8.3 L / 100km L/100km
What is it?
While it may not look that much different from the outside – it's still unmistakably a 7 Series - this is the sixth generation flagship BMW. The Bavarian car maker has given the 7 Series a refresh with extra equipment, new tech and some chassis refinements – including a substantial diet that's resulted in a dramatic weight drop of 130kg.
From the outside, there's a new vertical kidney grille, part of the BMWs new "family face". The larger grille also serves a purpose – it integrates a porthole for the night vision camera standard on the 750i models) and can open and close automatically to improve aerodynamics.
How much is it?
There are five models in the 7 Series range – the 730d (diesel), the 740i, 740Li (long wheelbase) and 750i and 750Li petrol models. Prices start from $217, 455 (plus on road costs) for the 730d and stretch to $312,415 (+ ORCs) for the 750Li we tested. Our version (equipped with the M Sport package and a few options) comes in at $338,558.51 driveaway.
What does it compete with?
As the epitome of luxury, the 7 Series competes with other flagship limousines, such as the Mercedes Benz S-Class, Audi's A8 and the Lexus LS.
Are there different engines?
Across the range, there are three engine choices – a 3.0-litre six-cylinder twin turbo petrol (740i and 740Li), a 4.4-litre eight-cylinder twin turbo petrol (750i and 750Li) and a 3.0-litre six-cylinder twin turbo diesel (730d). All engines are matched to an eight-speed automatic transmission.
With 330kW of power and 650Nm of torque, the 750Li covers the 0-100km/h dash in 4.7 seconds. Not bad for a car that weighs almost two tonnes. Fuel consumption is also not bad for a car of this size and weight at 8.1 for the 750i and 8.3 for the 750Li.
It's lighter? How did BMW achieve that?
As mentioned before, the new 7 Series has dropped some serious kilos. But there's no fad diets or gym memberships, it's been achieved by clever use of what BMW calls Carbon Core – in fact, the 7 Series uses the most amount of carbon-fibre of any mass-produced car on the market. The new model uses a carbon-fibre, steel and aluminium for strength, but also to reduce weight which dropped the shell weight by more than 40kg alone.
While typically used as a limousine (with a focus on the rear seat experience) BMW has also ensured that the drive experience, for those that do actually sit behind the wheel, has the traditional BMW driving feel.
What do you get for $350K?
As you can imagine for a car that costs the price of a house in some states, the 750Li comes loaded with gear. If you want some light reading you can check out the 17-page specification guide online but we'll stick with highlights and new additions to keep it simple.

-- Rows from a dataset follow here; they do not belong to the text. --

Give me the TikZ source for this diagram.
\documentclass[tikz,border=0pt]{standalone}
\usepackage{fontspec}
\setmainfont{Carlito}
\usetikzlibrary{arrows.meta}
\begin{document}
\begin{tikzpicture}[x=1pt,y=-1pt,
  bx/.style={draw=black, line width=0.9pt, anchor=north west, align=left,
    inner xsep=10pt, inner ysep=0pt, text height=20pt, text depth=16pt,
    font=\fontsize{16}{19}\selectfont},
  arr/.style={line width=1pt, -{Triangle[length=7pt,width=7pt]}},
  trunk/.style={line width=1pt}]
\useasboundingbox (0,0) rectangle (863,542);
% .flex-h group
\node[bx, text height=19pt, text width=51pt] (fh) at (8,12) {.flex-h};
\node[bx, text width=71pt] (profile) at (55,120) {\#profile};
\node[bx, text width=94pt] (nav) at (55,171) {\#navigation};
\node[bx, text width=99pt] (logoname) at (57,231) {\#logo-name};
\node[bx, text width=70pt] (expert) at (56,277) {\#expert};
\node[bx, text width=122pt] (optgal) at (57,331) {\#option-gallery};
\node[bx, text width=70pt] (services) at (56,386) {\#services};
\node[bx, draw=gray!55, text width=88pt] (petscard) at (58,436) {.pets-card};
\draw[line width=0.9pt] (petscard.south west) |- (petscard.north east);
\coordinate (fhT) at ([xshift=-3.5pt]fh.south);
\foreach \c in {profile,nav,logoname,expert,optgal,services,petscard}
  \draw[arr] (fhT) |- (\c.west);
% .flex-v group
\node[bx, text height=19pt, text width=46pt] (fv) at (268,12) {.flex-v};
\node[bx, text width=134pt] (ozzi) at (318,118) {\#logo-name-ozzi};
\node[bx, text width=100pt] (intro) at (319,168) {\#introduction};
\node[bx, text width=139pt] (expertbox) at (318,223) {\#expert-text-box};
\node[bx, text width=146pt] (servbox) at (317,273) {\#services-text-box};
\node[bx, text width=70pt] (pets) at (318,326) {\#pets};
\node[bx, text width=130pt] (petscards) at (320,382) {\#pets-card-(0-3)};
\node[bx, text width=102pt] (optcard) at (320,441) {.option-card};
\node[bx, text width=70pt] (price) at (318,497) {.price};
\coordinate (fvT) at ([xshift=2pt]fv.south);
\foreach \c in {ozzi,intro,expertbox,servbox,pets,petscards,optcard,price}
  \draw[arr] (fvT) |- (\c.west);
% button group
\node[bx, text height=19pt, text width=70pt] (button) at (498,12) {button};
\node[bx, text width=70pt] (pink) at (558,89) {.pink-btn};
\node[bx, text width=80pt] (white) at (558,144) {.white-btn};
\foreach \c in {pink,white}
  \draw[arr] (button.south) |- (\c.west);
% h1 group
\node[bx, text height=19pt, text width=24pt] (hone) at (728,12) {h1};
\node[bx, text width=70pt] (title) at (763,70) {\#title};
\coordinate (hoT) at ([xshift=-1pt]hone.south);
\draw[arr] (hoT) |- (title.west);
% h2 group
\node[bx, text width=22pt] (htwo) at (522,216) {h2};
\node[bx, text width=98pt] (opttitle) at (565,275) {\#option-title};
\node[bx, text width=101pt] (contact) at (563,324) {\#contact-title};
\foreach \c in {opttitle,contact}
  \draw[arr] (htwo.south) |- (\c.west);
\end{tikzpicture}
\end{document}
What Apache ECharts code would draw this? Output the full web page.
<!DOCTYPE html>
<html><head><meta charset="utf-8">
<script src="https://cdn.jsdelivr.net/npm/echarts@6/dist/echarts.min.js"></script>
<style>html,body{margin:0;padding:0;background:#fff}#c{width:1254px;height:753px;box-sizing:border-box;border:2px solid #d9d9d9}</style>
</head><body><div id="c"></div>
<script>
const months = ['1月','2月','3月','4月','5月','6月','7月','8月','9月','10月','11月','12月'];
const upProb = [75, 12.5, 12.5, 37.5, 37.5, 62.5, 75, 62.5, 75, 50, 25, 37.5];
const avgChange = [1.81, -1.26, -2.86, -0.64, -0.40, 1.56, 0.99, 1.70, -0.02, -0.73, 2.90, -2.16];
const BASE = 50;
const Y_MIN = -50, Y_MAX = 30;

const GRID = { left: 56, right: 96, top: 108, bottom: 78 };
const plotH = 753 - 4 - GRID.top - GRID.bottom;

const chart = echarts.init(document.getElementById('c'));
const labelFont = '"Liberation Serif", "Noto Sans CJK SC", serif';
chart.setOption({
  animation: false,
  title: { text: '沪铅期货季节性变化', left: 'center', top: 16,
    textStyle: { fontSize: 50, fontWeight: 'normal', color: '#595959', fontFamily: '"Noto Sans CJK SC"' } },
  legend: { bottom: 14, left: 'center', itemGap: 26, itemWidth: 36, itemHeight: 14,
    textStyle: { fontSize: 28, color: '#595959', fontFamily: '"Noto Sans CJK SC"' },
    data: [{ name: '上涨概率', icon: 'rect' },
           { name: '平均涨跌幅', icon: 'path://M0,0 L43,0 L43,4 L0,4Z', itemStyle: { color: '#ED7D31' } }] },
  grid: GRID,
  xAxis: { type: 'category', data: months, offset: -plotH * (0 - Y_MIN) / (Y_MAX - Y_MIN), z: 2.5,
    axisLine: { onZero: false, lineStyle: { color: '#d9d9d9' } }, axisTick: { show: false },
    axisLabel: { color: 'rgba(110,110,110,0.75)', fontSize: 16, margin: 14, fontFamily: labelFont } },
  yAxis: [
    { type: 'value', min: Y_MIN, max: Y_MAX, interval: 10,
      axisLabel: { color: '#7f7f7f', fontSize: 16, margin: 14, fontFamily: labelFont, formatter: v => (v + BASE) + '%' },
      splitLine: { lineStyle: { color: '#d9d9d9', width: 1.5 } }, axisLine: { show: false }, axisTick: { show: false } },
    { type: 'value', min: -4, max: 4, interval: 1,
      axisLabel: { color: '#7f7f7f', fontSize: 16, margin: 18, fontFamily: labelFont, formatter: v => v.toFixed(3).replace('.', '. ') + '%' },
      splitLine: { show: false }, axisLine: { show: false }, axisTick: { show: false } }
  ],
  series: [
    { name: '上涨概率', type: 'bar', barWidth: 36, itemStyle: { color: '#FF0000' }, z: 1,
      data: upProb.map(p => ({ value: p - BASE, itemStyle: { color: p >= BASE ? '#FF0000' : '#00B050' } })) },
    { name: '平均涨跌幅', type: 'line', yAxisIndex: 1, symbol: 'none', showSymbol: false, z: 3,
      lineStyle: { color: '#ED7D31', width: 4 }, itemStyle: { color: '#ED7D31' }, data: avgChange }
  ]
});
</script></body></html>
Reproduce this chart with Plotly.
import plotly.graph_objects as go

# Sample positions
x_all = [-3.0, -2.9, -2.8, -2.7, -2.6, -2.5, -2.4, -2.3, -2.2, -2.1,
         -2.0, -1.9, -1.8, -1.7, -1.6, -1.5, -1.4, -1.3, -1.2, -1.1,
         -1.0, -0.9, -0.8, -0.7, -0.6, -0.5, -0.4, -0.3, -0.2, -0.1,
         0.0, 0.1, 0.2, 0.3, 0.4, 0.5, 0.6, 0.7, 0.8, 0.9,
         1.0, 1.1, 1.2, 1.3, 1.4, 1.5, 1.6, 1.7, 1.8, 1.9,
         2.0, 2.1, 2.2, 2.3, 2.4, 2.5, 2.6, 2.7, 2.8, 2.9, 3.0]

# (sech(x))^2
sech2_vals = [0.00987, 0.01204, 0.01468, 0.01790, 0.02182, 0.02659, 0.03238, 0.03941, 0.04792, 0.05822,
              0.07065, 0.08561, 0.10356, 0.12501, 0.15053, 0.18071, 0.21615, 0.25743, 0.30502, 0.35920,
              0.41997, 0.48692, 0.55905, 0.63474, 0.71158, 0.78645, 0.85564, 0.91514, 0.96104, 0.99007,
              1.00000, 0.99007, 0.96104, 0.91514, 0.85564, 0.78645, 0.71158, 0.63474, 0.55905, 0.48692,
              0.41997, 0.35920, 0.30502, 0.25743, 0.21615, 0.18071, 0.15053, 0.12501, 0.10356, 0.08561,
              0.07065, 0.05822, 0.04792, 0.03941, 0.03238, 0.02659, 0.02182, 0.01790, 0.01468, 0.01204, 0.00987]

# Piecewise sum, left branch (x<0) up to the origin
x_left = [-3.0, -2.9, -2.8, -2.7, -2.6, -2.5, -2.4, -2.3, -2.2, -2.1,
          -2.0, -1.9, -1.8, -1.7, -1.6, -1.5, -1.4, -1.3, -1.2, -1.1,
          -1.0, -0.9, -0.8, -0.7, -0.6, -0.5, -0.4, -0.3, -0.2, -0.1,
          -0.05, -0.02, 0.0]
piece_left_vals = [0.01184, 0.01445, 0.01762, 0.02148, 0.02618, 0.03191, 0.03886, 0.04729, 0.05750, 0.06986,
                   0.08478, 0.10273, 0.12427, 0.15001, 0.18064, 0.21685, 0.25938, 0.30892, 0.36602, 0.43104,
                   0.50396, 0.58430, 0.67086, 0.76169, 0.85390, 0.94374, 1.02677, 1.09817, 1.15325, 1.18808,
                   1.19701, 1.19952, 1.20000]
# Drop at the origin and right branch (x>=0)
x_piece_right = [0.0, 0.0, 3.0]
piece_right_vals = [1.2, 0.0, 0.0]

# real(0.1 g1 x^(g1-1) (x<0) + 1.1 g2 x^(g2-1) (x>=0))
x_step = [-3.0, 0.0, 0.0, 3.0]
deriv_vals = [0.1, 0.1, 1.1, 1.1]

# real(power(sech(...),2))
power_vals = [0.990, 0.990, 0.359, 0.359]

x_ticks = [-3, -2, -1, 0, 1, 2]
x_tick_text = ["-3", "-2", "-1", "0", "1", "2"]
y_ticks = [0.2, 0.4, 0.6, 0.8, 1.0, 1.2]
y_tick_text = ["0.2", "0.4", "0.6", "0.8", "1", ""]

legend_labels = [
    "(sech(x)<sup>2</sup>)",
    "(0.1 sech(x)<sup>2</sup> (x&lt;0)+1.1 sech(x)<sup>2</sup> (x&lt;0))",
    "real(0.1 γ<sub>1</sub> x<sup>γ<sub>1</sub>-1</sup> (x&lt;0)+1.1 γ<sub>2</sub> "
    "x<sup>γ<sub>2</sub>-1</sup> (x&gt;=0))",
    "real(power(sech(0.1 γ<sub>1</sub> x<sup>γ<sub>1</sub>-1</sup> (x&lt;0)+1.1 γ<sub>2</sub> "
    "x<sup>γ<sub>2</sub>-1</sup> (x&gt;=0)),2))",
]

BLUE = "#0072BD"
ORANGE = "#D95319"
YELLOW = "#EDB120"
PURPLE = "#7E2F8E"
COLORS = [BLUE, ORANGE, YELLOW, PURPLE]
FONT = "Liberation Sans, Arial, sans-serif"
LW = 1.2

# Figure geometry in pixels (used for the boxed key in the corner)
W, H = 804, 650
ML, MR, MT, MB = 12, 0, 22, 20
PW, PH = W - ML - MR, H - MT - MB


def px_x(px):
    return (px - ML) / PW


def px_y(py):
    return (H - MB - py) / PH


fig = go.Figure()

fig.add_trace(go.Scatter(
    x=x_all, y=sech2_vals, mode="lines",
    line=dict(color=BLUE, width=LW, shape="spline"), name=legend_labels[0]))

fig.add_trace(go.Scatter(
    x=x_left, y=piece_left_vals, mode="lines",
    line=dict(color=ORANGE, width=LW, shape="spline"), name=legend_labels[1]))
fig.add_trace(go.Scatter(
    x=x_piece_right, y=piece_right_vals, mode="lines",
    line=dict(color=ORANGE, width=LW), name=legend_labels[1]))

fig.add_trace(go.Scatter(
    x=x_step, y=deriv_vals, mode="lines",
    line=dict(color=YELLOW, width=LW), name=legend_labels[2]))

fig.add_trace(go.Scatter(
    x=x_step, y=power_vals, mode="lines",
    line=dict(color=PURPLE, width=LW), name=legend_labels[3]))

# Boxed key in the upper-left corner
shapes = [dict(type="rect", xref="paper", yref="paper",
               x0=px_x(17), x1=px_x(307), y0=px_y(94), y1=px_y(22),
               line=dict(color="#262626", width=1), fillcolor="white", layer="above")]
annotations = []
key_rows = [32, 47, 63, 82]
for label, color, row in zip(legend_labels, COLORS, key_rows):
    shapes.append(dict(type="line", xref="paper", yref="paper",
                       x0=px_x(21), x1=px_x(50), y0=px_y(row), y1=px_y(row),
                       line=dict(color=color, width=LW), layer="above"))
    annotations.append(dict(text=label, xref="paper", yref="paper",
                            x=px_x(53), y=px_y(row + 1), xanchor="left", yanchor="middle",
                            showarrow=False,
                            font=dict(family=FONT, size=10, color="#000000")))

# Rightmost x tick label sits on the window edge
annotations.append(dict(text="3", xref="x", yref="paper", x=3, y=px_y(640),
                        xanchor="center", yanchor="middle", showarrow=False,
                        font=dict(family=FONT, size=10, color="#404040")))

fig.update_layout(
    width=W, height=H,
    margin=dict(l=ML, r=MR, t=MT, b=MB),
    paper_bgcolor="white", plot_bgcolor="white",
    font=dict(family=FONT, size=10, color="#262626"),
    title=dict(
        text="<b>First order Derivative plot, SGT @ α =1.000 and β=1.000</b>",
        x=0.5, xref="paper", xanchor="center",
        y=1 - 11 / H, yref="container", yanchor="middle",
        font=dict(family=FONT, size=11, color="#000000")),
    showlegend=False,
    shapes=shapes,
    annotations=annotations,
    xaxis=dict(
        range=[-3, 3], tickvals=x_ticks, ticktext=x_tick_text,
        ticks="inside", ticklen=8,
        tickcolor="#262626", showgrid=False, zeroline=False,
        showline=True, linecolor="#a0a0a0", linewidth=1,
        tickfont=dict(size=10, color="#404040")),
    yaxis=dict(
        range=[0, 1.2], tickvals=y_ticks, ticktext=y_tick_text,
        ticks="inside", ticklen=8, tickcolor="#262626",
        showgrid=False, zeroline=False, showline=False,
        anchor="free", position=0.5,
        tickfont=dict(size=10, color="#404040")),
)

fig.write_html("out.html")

Highlights include Nappa leather seats, seat ventilation (front and rear), massage function and heating for all seats, a 12.3-inch screen touch screen, radar cruise control, autonomous emergency braking, heated steering wheel and armrests, Laserlight headlights with cornering and automatic high beam, heads up display, semi-automatic parking, night vision, full electric seating and keyless entry and start.keyless access and keyless start (including contactless opening and closing of the tailgate), a TV, Harmon Kardon surround sound system, Navigation system professional, rear entertainment experience, surround view camera, touch command, night vision with pedestrian recognition, fine wood trim (black) with metal effect and 20-inch M Light alloy wheels.
There are options?
Even at this price tag, there are still options such as a tyre pressure monitoring system, Ambient Air (Air ionisation and scents for the interior. There are eight scents and the intensity can be controlled in three stages via iDrive controller or button in the air-conditioning control panel), Bowers and Wilkins Diamond Surround Sound system, Extended rear air-conditioning (two extra nozzles with control unit in the headliner above the outer rear seat), a cool box (fridge) and Alcantara headlining.